The Minas Gerais class battleships were built in British shipyards for the Brazilian Navy.
The Minas Gerais class were ordered in 1906, just as the HMS Dreadnought was completing trials and was about to be commissioned. Consequently, the Minas Gerais ships were considered state of the art. However, unlike Dreadnought, which had turbines, they were powered by reciprocating engines with coal-fired boilers. They were considered the most powerful dreadnoughts when completed, carrying a main armament of twelve 305mm (12") main guns mounted in six dual turrets: fore and aft had two each, with another two as wing turrets. They were later converted to oil-burning.
In 1904 the Brazilian government approved a naval expansion programme and in 1906 ordered two battleships from British yards, the vessels were built in an attempt to enhance the Brazilian naval power in South America. Their completion sparked a mini South American naval race, however this quickly ended upon the outbreak of World War I with Argentina and Chile ordering two battleships each from the American and British shipyards, respectively.

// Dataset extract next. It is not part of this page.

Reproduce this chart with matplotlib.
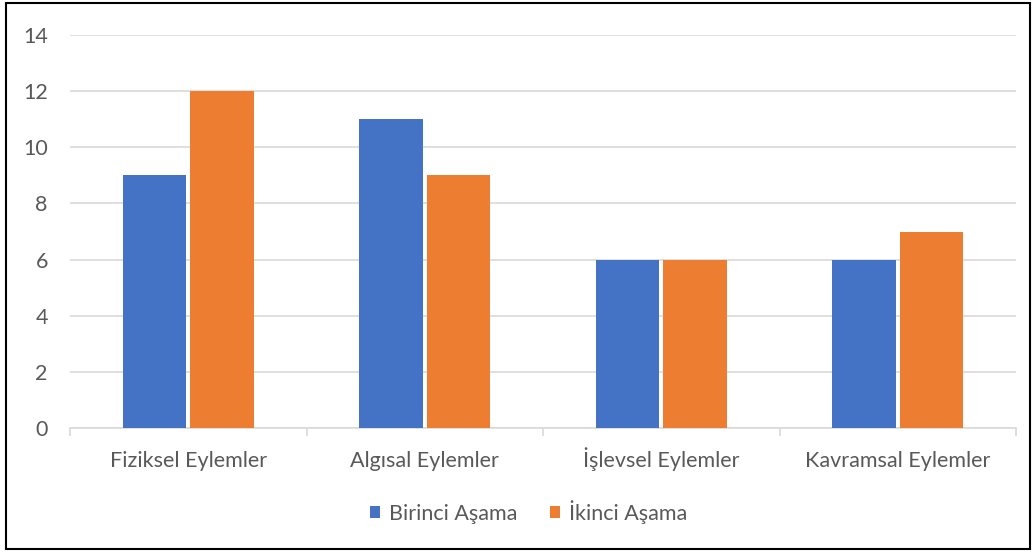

Minas Gerais was involved in the mutiny of Chibata Revolt on 22 November, 1910 where six officers were killed, among them the commanding officer, Captain Batista das Neves.
Brazil declared war on Germany in 1917 and São Paulo was to join the Grand Fleet at Scapa Flow, and was subsequently sent to the United States for a major refit. However the refit was not completed until 1920, by which time World War I had ended and therefore the ship never fired its guns in anger. Minas Gerais also underwent a refit in 1923. Minas Gerais was modernised between 1934-37, however São Paulo was judged in too poor condition to justify a refit. During World War 2, although Brazil entered the war on the Allied side, neither ship saw action and both were decommissioned and were slated to be scrapped. São Paulo was decommissioned in 1946, and its hull was sold to British breakers in 1951. While being towed across the Atlantic, a heavy gale 150nmi from the Azores caused the tow-ropes to snap and the ship has never been sighted again. In 1954, Minas Gerais was successfully towed to Genoa, Italy and scrapped.